Cada vez más, en la esfera pública, la búsqueda de un gesto, un comentario, las palabras que señalen a un emisor como “impropio” se han convertido en modelo de comportamiento habitual. Las redes sociales son el principal escenario de esta práctica policial. Localizada la inconveniencia, se suceden en cascada los juicios, la condena moral, la invitación a la retractación, en el peor de los casos, la excomunión. Por desgracia, estas prácticas no son solo una cuestión académica y de redes, sino que han alcanzado también los espacios de organización política más variados. En un momento de baja movilización y con una correlación de fuerzas muy desfavorable, el clima político se vuelve oscuro y depresivo, desde luego no dan ganas de sumarse. Esta tonalidad de resentimiento nos separa además en un momento en el que sería imprescindible la composición de las diferentes luchas.
El moralismo y la moralización se han convertido en la forma política de nuestro tiempo. Su estilo y una cierta lógica inquisitorial empapan a la izquierda y a la derecha, aunque la izquierda parece ensañarse especialmente con los suyos. Se trata de una política con efectos desastrosos para el debate. La consecuencia de estas persecuciones es un antiintelectualismo donde el pensamiento acaba penalizado, donde a veces cuesta atreverse a hablar de determinados temas. La sorpresa está en que este es también el estilo de quienes supuestamente defienden la libertad de opinión y la libre discusión como la mejor forma para el intercambio y la producción de ideas y horizontes de lucha.
“El Twitter de izquierdas puede ser a menudo una zona miserable y desesperante”, dijo en 2013 el crítico cultural inglés Mark Fisher a raíz de una de tantas campañas contra Owen Jones, una figura pública de izquierdas. Este tipo de campañas fue lo que le impulsó a pronunciarse. “Lo que habían dicho estas figuras era en ocasiones cuestionable, pero la manera en que fueron personalmente vilipendiadas y perseguidas deja un residuo horrible: el hedor de la mala conciencia y el moralismo de la cacería de brujas. La razón por la que no me he pronunciado sobre cualquiera de estos incidentes –me da vergüenza decirlo– es el miedo. Los matones estaban en el otro rincón del patio de recreo. No quería atraer su atención”, escribió.

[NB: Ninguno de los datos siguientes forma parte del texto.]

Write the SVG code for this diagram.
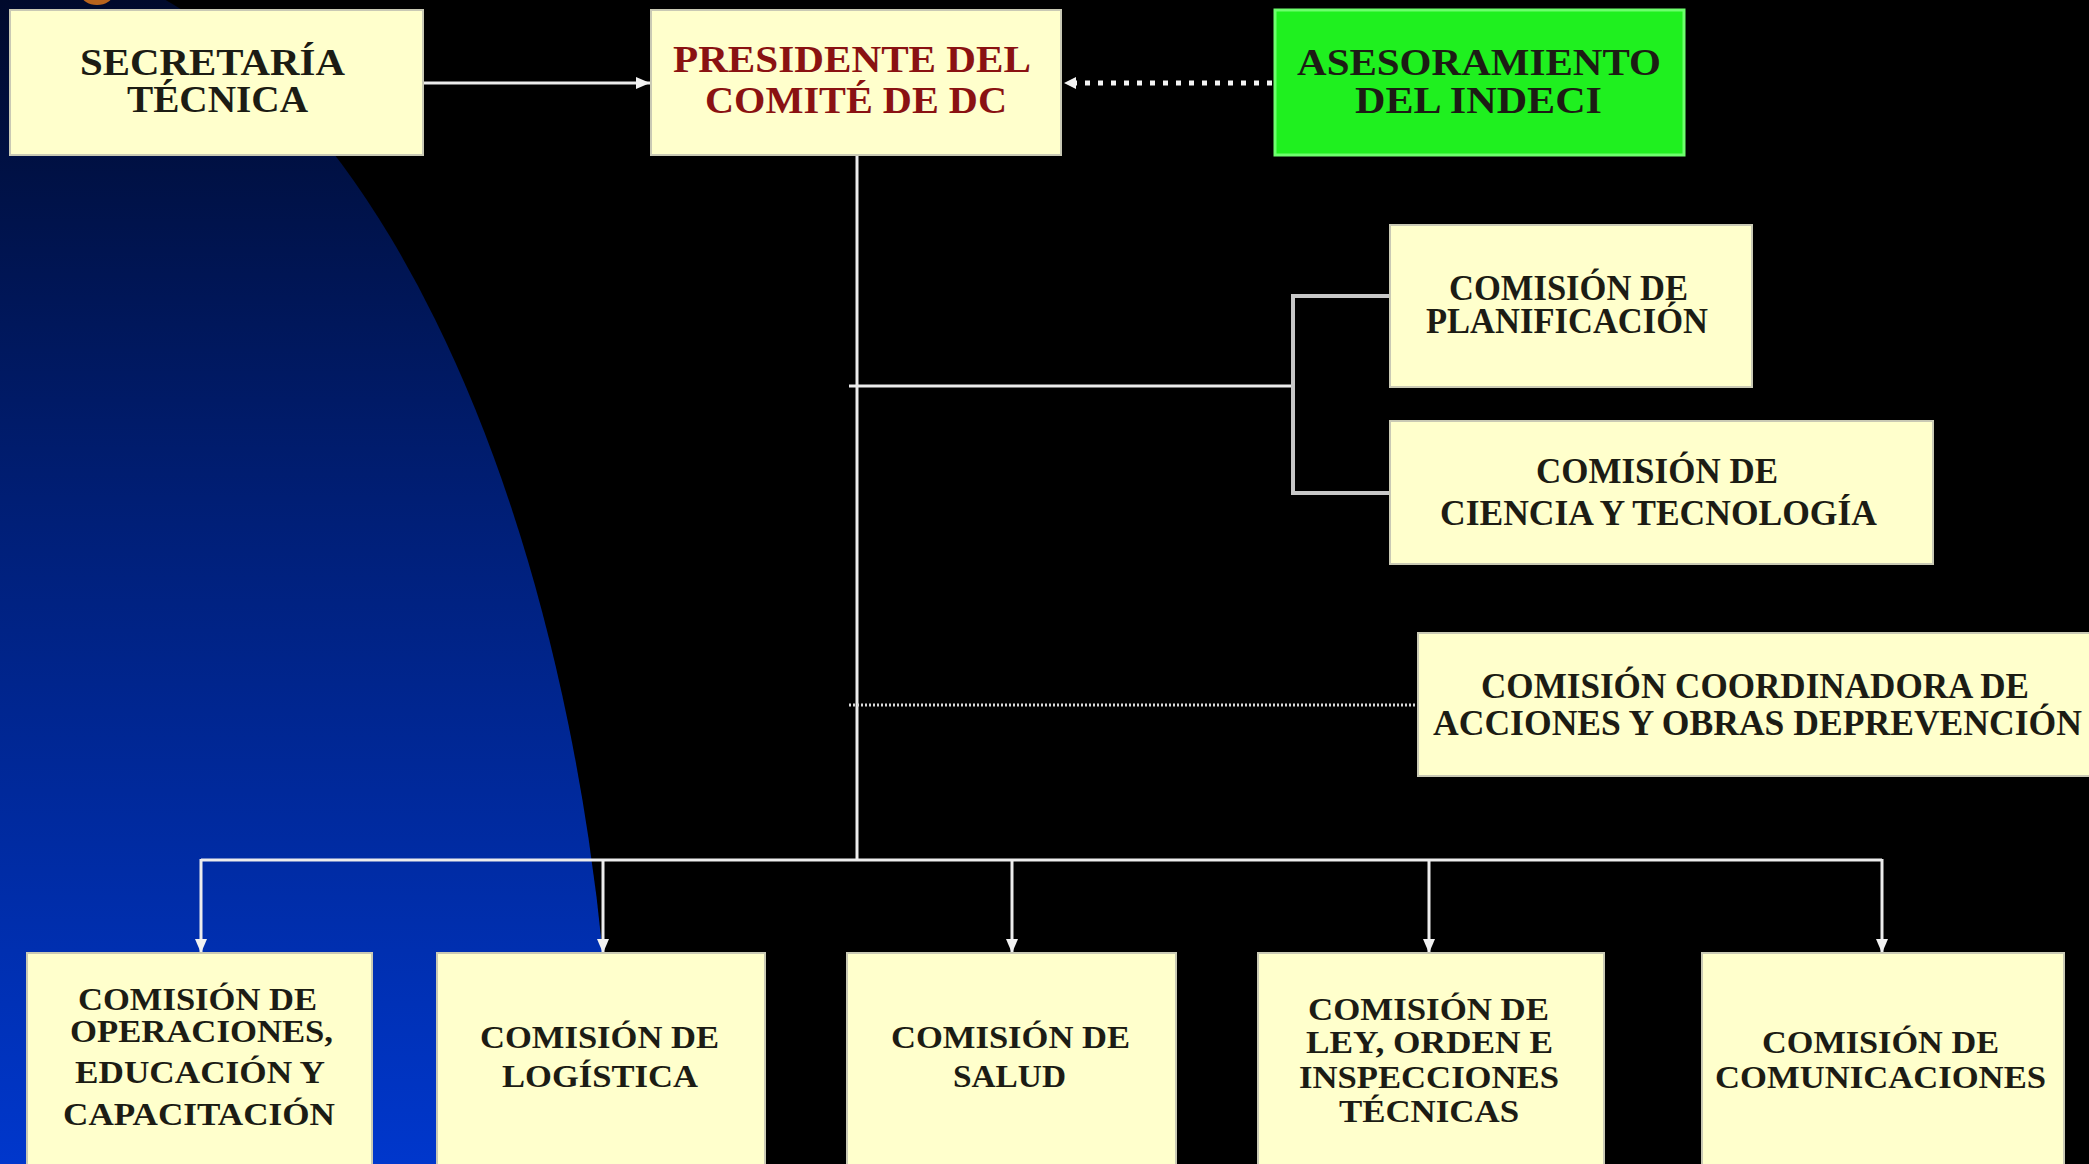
<svg xmlns="http://www.w3.org/2000/svg" width="2089" height="1164" viewBox="0 0 2089 1164">
<defs>
<linearGradient id="blue" x1="0" y1="0" x2="0" y2="1164" gradientUnits="userSpaceOnUse">
<stop offset="0" stop-color="#000a2c"/>
<stop offset="0.45" stop-color="#001f78"/>
<stop offset="1" stop-color="#0037cc"/>
</linearGradient>
<marker id="arr" viewBox="0 0 14 12" refX="14" refY="6" markerWidth="14" markerHeight="12" markerUnits="userSpaceOnUse" orient="auto">
<path d="M0,0 L14,6 L0,12 Z" fill="#f2f2f2"/>
</marker>
<marker id="arrs" viewBox="0 0 12 12" refX="12" refY="6" markerWidth="12" markerHeight="12" markerUnits="userSpaceOnUse" orient="auto">
<path d="M0,0 L12,6 L0,12 Z" fill="#f2f2f2"/>
</marker>
<style>
.box{fill:#ffffcc;stroke:#c9c9b4;stroke-width:2}
.green{fill:#1ff01f;stroke:#6dff6d;stroke-width:3}
.t{font-family:"Liberation Serif","Times New Roman",serif;font-weight:bold;fill:#1c1c14}
.t38{font-size:38px}
.t35{font-size:35px}
.t32{font-size:32px}
.red{fill:#8a1212}
.ln{stroke:#ececec;stroke-width:3;fill:none}
.br{stroke:#c8c8c8;stroke-width:4;fill:none}
.dots{stroke:#f4f4f4;stroke-width:5;fill:none;stroke-dasharray:5 8}
.fine{stroke:#d8d8d8;stroke-width:3;fill:none;stroke-dasharray:2 2}
</style>
</defs>
<rect x="0" y="0" width="2089" height="1164" fill="#000000"/>
<ellipse cx="0" cy="1200" rx="615" ry="1246" fill="url(#blue)"/>
<ellipse cx="97" cy="-6" rx="16" ry="11" fill="#b8641c"/>

<g id="connectors">
<line class="ln" x1="423" y1="83" x2="650" y2="83" marker-end="url(#arr)"/>
<line class="dots" x1="1272" y1="83" x2="1064" y2="83" marker-end="url(#arrs)"/>
<line class="ln" x1="857" y1="155" x2="857" y2="861"/>
<line class="ln" x1="849" y1="386" x2="1293" y2="386"/>
<path class="br" d="M1390,296 H1293 V493 H1390"/>
<line class="fine" x1="849" y1="705" x2="1418" y2="705"/>
<line class="ln" x1="201" y1="860" x2="1882" y2="860"/>
<line class="ln" x1="201" y1="859" x2="201" y2="953" marker-end="url(#arr)"/>
<line class="ln" x1="603" y1="859" x2="603" y2="953" marker-end="url(#arr)"/>
<line class="ln" x1="1012" y1="859" x2="1012" y2="953" marker-end="url(#arr)"/>
<line class="ln" x1="1429" y1="859" x2="1429" y2="953" marker-end="url(#arr)"/>
<line class="ln" x1="1882" y1="859" x2="1882" y2="953" marker-end="url(#arr)"/>
</g>

<g id="secretaria">
<rect class="box" x="10" y="10" width="413" height="145"/>
<text class="t t38" x="80" y="75" textLength="265" lengthAdjust="spacingAndGlyphs">SECRETARÍA</text>
<text class="t t38" x="127" y="112" textLength="181" lengthAdjust="spacingAndGlyphs">TÉCNICA</text>
</g>

<g id="presidente">
<rect class="box" x="651" y="10" width="410" height="145"/>
<text class="t t38 red" x="673" y="72" textLength="358" lengthAdjust="spacingAndGlyphs">PRESIDENTE DEL</text>
<text class="t t38 red" x="705" y="113" textLength="302" lengthAdjust="spacingAndGlyphs">COMITÉ DE DC</text>
</g>

<g id="asesoramiento">
<rect class="green" x="1275" y="10" width="409" height="145"/>
<text class="t t38" x="1297" y="75" textLength="364" lengthAdjust="spacingAndGlyphs">ASESORAMIENTO</text>
<text class="t t38" x="1355" y="113" textLength="247" lengthAdjust="spacingAndGlyphs">DEL INDECI</text>
</g>

<g id="planificacion">
<rect class="box" x="1390" y="225" width="362" height="162"/>
<text class="t t35" x="1449" y="300" textLength="239" lengthAdjust="spacingAndGlyphs">COMISIÓN DE</text>
<text class="t t35" x="1426" y="333" textLength="282" lengthAdjust="spacingAndGlyphs">PLANIFICACIÓN</text>
</g>

<g id="ciencia">
<rect class="box" x="1390" y="421" width="543" height="143"/>
<text class="t t35" x="1536" y="483" textLength="242" lengthAdjust="spacingAndGlyphs">COMISIÓN DE</text>
<text class="t t35" x="1440" y="525" textLength="437" lengthAdjust="spacingAndGlyphs">CIENCIA Y TECNOLOGÍA</text>
</g>

<g id="coordinadora">
<rect class="box" x="1418" y="633" width="680" height="143"/>
<text class="t t35" x="1481" y="698" textLength="548" lengthAdjust="spacingAndGlyphs">COMISIÓN COORDINADORA DE</text>
<text class="t t35" x="1433" y="735" textLength="649" lengthAdjust="spacingAndGlyphs">ACCIONES Y OBRAS DEPREVENCIÓN</text>
</g>

<g id="operaciones">
<rect class="box" x="27" y="953" width="345" height="220"/>
<text class="t t32" x="78" y="1010" textLength="239" lengthAdjust="spacingAndGlyphs">COMISIÓN DE</text>
<text class="t t32" x="70" y="1042" textLength="263" lengthAdjust="spacingAndGlyphs">OPERACIONES,</text>
<text class="t t32" x="75" y="1083" textLength="250" lengthAdjust="spacingAndGlyphs">EDUCACIÓN Y</text>
<text class="t t32" x="63" y="1125" textLength="272" lengthAdjust="spacingAndGlyphs">CAPACITACIÓN</text>
</g>

<g id="logistica">
<rect class="box" x="437" y="953" width="328" height="220"/>
<text class="t t32" x="480" y="1048" textLength="239" lengthAdjust="spacingAndGlyphs">COMISIÓN DE</text>
<text class="t t32" x="502" y="1087" textLength="196" lengthAdjust="spacingAndGlyphs">LOGÍSTICA</text>
</g>

<g id="salud">
<rect class="box" x="847" y="953" width="329" height="220"/>
<text class="t t32" x="891" y="1048" textLength="239" lengthAdjust="spacingAndGlyphs">COMISIÓN DE</text>
<text class="t t32" x="953" y="1087" textLength="113" lengthAdjust="spacingAndGlyphs">SALUD</text>
</g>

<g id="ley">
<rect class="box" x="1258" y="953" width="346" height="220"/>
<text class="t t32" x="1308" y="1020" textLength="241" lengthAdjust="spacingAndGlyphs">COMISIÓN DE</text>
<text class="t t32" x="1306" y="1053" textLength="247" lengthAdjust="spacingAndGlyphs">LEY, ORDEN E</text>
<text class="t t32" x="1299" y="1088" textLength="260" lengthAdjust="spacingAndGlyphs">INSPECCIONES</text>
<text class="t t32" x="1339" y="1122" textLength="180" lengthAdjust="spacingAndGlyphs">TÉCNICAS</text>
</g>

<g id="comunicaciones">
<rect class="box" x="1702" y="953" width="362" height="220"/>
<text class="t t32" x="1762" y="1053" textLength="237" lengthAdjust="spacingAndGlyphs">COMISIÓN DE</text>
<text class="t t32" x="1715" y="1088" textLength="331" lengthAdjust="spacingAndGlyphs">COMUNICACIONES</text>
</g>
</svg>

En privado, son mayoría –periodistas, influencers, simples ciudadanos– los que comentan que no se atreven a hablar de determinados temas, que no se puede decir, que no se puede dudar, que no se puede pensar y que no te puedes equivocar… por miedo a ser aplastado. La deriva moralizante de la discusión se convierte así en una condena a la autocensura, en ocasiones a la autocomplacencia o la continua repetición de lo que se considera políticamente correcto, en definitiva, a una eterna impotencia. Al fin y al cabo, sobre lo que más se discute en este espacio público no son propuestas de acción, menos de organización que nos permitan avanzar. En las redes sociales domina una suerte de “policía semiótica”, un señalamiento de este cartel, esta frase, esta imagen, este tuit. En los últimos tiempos, el ambiente en redes puede ser bastante asfixiante.

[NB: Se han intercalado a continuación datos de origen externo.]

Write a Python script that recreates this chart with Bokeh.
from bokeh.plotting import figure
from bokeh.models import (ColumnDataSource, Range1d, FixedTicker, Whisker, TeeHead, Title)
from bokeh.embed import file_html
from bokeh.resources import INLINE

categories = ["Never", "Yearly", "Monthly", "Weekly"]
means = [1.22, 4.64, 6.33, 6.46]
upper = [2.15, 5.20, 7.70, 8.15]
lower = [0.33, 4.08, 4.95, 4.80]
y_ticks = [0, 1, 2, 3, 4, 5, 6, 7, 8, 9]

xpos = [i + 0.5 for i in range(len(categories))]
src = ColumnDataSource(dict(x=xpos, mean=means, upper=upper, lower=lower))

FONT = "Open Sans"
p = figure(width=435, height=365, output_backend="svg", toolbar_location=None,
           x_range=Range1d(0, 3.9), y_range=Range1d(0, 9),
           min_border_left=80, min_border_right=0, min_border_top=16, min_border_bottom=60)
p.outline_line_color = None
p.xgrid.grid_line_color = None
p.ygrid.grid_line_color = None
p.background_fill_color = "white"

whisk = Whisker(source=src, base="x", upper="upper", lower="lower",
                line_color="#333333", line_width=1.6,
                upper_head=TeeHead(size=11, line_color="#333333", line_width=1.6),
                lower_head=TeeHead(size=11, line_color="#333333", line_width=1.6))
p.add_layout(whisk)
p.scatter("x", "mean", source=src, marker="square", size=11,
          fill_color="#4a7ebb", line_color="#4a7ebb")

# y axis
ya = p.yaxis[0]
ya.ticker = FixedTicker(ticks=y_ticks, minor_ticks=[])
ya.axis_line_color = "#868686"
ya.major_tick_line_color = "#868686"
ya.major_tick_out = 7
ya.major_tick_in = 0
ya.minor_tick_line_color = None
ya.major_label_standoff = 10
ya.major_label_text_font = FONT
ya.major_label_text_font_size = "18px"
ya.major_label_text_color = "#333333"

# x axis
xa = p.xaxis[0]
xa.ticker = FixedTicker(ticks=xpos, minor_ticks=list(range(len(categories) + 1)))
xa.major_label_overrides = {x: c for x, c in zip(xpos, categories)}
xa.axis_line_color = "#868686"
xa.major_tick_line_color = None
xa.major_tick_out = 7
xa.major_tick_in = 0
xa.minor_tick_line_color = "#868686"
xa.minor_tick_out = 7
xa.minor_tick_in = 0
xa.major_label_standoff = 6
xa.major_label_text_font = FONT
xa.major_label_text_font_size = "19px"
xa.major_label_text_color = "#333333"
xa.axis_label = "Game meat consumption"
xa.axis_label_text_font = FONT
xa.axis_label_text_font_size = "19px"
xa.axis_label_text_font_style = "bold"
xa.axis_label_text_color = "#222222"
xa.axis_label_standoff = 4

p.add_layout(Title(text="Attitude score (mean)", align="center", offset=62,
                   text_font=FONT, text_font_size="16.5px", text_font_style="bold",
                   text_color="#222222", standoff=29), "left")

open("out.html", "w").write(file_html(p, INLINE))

Fisher llama a esto “el Castillo del Vampiro” y dibuja unas pocas reglas que parecen definir los problemas de la discusión actual. La primera era “individualiza y privatiza todo”, incapaces de una crítica estructural, la práctica nunca se centra en nada excepto en el comportamiento individual. La segunda es “haz que la reflexión y la acción parezcan muy, muy difíciles”; no ha de haber ninguna ligereza y, por supuesto, ningún tipo de humor. La tercera es una exhortación: “propagad tanta culpa como podáis”, cuanta más culpa mejor, la gente tiene que sentirse mal, muy mal. La última es “esencializa”: el enemigo ha de ser siempre convertido en algo inmutable. Como los deseos que animan el castillo del vampiro son en buena medida los deseos del sacerdote de excomulgar y condenar, ha de haber una clara distinción entre el Bien y el Mal.

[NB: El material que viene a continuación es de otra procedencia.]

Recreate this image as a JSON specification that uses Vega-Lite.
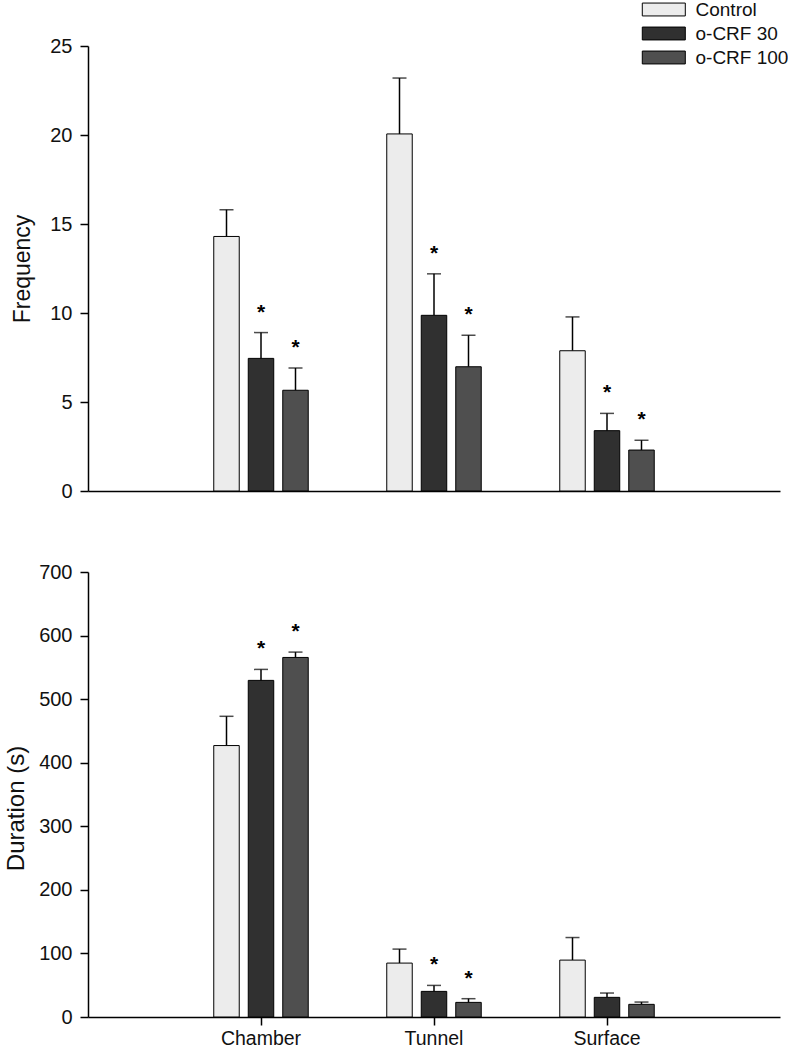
{
  "$schema": "https://vega.github.io/schema/vega-lite/v6.json",
  "padding": {"left": 4, "top": 0, "right": 0, "bottom": 0},
  "background": "white",
  "config": {
    "view": {"stroke": null},
    "font": "Liberation Sans",
    "axis": {
      "domainColor": "black", "domainWidth": 1.5,
      "tickColor": "black", "tickWidth": 1.5, "tickSize": 8,
      "labelFont": "Liberation Sans", "labelFontSize": 20, "labelColor": "#111",
      "titleFont": "Liberation Sans", "titleFontSize": 23, "titleFontWeight": "normal", "titleColor": "#111",
      "grid": false, "labelPadding": 8
    }
  },
  "datasets": {
    "freq": [
      {"region": "Chamber", "group": "Control", "mean": 14.3, "upper": 15.8, "sig": ""},
      {"region": "Chamber", "group": "o-CRF 30", "mean": 7.45, "upper": 8.9, "sig": "*"},
      {"region": "Chamber", "group": "o-CRF 100", "mean": 5.66, "upper": 6.91, "sig": "*"},
      {"region": "Tunnel", "group": "Control", "mean": 20.06, "upper": 23.2, "sig": ""},
      {"region": "Tunnel", "group": "o-CRF 30", "mean": 9.87, "upper": 12.2, "sig": "*"},
      {"region": "Tunnel", "group": "o-CRF 100", "mean": 6.98, "upper": 8.75, "sig": "*"},
      {"region": "Surface", "group": "Control", "mean": 7.88, "upper": 9.78, "sig": ""},
      {"region": "Surface", "group": "o-CRF 30", "mean": 3.39, "upper": 4.36, "sig": "*"},
      {"region": "Surface", "group": "o-CRF 100", "mean": 2.3, "upper": 2.85, "sig": "*"}
    ],
    "dur": [
      {"region": "Chamber", "group": "Control", "mean": 427, "upper": 473, "sig": ""},
      {"region": "Chamber", "group": "o-CRF 30", "mean": 529.5, "upper": 546.8, "sig": "*"},
      {"region": "Chamber", "group": "o-CRF 100", "mean": 565.6, "upper": 574, "sig": "*"},
      {"region": "Tunnel", "group": "Control", "mean": 84.8, "upper": 106.8, "sig": ""},
      {"region": "Tunnel", "group": "o-CRF 30", "mean": 40.3, "upper": 49.7, "sig": "*"},
      {"region": "Tunnel", "group": "o-CRF 100", "mean": 23, "upper": 28.8, "sig": "*"},
      {"region": "Surface", "group": "Control", "mean": 89.5, "upper": 125, "sig": ""},
      {"region": "Surface", "group": "o-CRF 30", "mean": 30.9, "upper": 37.7, "sig": ""},
      {"region": "Surface", "group": "o-CRF 100", "mean": 19.9, "upper": 23.5, "sig": ""}
    ]
  },
  "spacing": 81,
  "bounds": "flush",
  "resolve": {"scale": {"color": "independent", "x": "independent", "y": "independent"}, "legend": {"color": "independent"}},
  "vconcat": [
    {
      "width": 692, "height": 445,
      "data": {"name": "freq"},
      "encoding": {
        "x": {"field": "region", "type": "nominal", "sort": ["Chamber", "Tunnel", "Surface"],
              "scale": {"paddingInner": 0.4538, "paddingOuter": 0.7269},
              "axis": {"labels": false, "ticks": false, "title": null}},
        "xOffset": {"field": "group", "type": "nominal", "sort": ["Control", "o-CRF 30", "o-CRF 100"],
                    "scale": {"paddingInner": 0.261, "paddingOuter": 0}}
      },
      "layer": [
        {
          "mark": {"type": "rule", "strokeWidth": 1.5, "color": "black"},
          "encoding": {
            "y": {"field": "mean", "type": "quantitative", "scale": {"domain": [0, 25], "nice": false},
                  "axis": {"values": [0, 5, 10, 15, 20, 25], "title": "Frequency", "titleX": -59, "titleBaseline": "alphabetic", "titleAngle": -90}},
            "y2": {"field": "upper"}
          }
        },
        {
          "mark": {"type": "tick", "size": 14, "thickness": 1.5, "color": "black", "orient": "horizontal"},
          "encoding": {"y": {"field": "upper", "type": "quantitative"}}
        },
        {
          "mark": {"type": "bar", "stroke": "black", "strokeWidth": 1},
          "encoding": {
            "y": {"field": "mean", "type": "quantitative"},
            "color": {"field": "group", "type": "nominal",
                      "scale": {"domain": ["Control", "o-CRF 30", "o-CRF 100"], "range": ["#ececec", "#303030", "#4f4f4f"]},
                      "legend": {"orient": "none", "legendX": 566.3, "legendY": -46, "title": null,
                                 "symbolType": "M-3,-0.9H3V0.9H-3Z", "symbolSize": 205.6,
                                 "symbolStrokeColor": "black", "symbolStrokeWidth": 1, "symbolOpacity": 1,
                                 "labelFontSize": 19, "labelFont": "Liberation Sans", "labelColor": "#111",
                                 "labelOffset": 22.2, "rowPadding": 4, "padding": 0}}
          }
        },
        {
          "mark": {"type": "text", "dy": -14, "fontSize": 21, "fontWeight": "bold", "font": "Liberation Sans", "baseline": "alphabetic", "color": "black"},
          "encoding": {"y": {"field": "upper", "type": "quantitative"}, "text": {"field": "sig"}}
        }
      ]
    },
    {
      "width": 692, "height": 445,
      "data": {"name": "dur"},
      "encoding": {
        "x": {"field": "region", "type": "nominal", "sort": ["Chamber", "Tunnel", "Surface"],
              "scale": {"paddingInner": 0.4538, "paddingOuter": 0.7269},
              "axis": {"title": null, "labelAngle": 0, "labelFontSize": 19.5, "labelPadding": 4}},
        "xOffset": {"field": "group", "type": "nominal", "sort": ["Control", "o-CRF 30", "o-CRF 100"],
                    "scale": {"paddingInner": 0.261, "paddingOuter": 0}}
      },
      "layer": [
        {
          "mark": {"type": "rule", "strokeWidth": 1.5, "color": "black"},
          "encoding": {
            "y": {"field": "mean", "type": "quantitative", "scale": {"domain": [0, 700], "nice": false},
                  "axis": {"values": [0, 100, 200, 300, 400, 500, 600, 700], "title": "Duration (s)", "titleFontSize": 24, "titleX": -65, "titleY": 236, "titleBaseline": "alphabetic", "titleAngle": -90}},
            "y2": {"field": "upper"}
          }
        },
        {
          "mark": {"type": "tick", "size": 14, "thickness": 1.5, "color": "black", "orient": "horizontal"},
          "encoding": {"y": {"field": "upper", "type": "quantitative"}}
        },
        {
          "mark": {"type": "bar", "stroke": "black", "strokeWidth": 1},
          "encoding": {
            "y": {"field": "mean", "type": "quantitative"},
            "color": {"field": "group", "type": "nominal",
                      "scale": {"domain": ["Control", "o-CRF 30", "o-CRF 100"], "range": ["#ececec", "#303030", "#4f4f4f"]},
                      "legend": null}
          }
        },
        {
          "mark": {"type": "text", "dy": -14, "fontSize": 21, "fontWeight": "bold", "font": "Liberation Sans", "baseline": "alphabetic", "color": "black"},
          "encoding": {"y": {"field": "upper", "type": "quantitative"}, "text": {"field": "sig"}}
        }
      ]
    }
  ]
}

La consecuencia de esta dinámica es un antiintelectualismo donde el pensamiento acaba penalizado, donde a veces cuesta atreverse a hablar de determinados temas
Hace ya casi veinte años –los debates estadounidenses llegan tarde aquí, es lo que tiene ser un país semiperiférico–, la también crítica y activista Wendy Brown describía este moralismo de los debates actuales como una “antipolítica”. Donde no hay un horizonte de emancipación claro y ante la crisis de las grandes narrativas, las sensaciones de impotencia y de desorientación, explosionan estas prácticas en las que las verdades morales se han convertido en sustitutas de la lucha política. Moralizar tiene por objeto prohibir ciertas cosas, palabras y actos, despolitiza, dice Brown. Si no analizas el mundo actual, si no conoces como funcionan las lógicas de poder, no puedes pensar hacia dónde dirigir la acción de transformación.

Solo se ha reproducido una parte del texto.